The couple usually spends February through June in the U.S. They decided to come to Kansas last September to photograph and experience fall and the Christmas holiday in Kansas. They haven’t been disappointed.

“We’ve always wanted to see a white Christmas,” O’Neill said. “We’ve never had a white Christmas before.”

They also are experiencing one of the coldest weather outbreaks in Kansas in a while. They’ve photographed a blizzard blowing over the land, snowdrifts piled against fences, and ice on Marion Reservoir. They’ve learned about minus-20 wind chills and how quickly skin exposed to extreme cold can experience frostbite.

The Australians are surprised at the abundance of wildlife in the area. Herbert said he once spotted a coyote walking down an alley in Hillsboro. He recently took photos of a bald eagle in the area.

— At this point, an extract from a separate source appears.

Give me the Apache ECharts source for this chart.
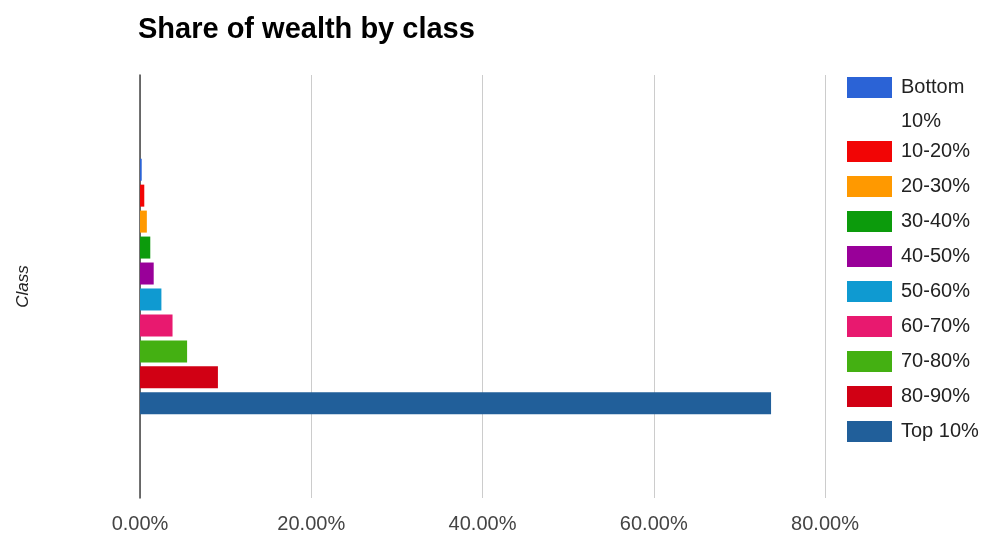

Squirrels, Canada geese, and birds also are objects for the couple’s cameras. A squirrel visits the bird feeder outside their dining room window every day, eating seed while hanging from an overhead branch.

Herbert is a retired railroad engineer, so he enjoys taking photos of trains and railroad tracks in the area. He also is attracted to old barns and old-style homes.

The couple uses their home in Hillsboro as a base for their travels around the country to capture storms and landscapes on camera. They take the photos back to Australia, where they give talks and present videos of scenes from the U.S.

When they aren’t on the road, they work at restoring their home at 315 Washington St. to its original state. It’s a work in progress.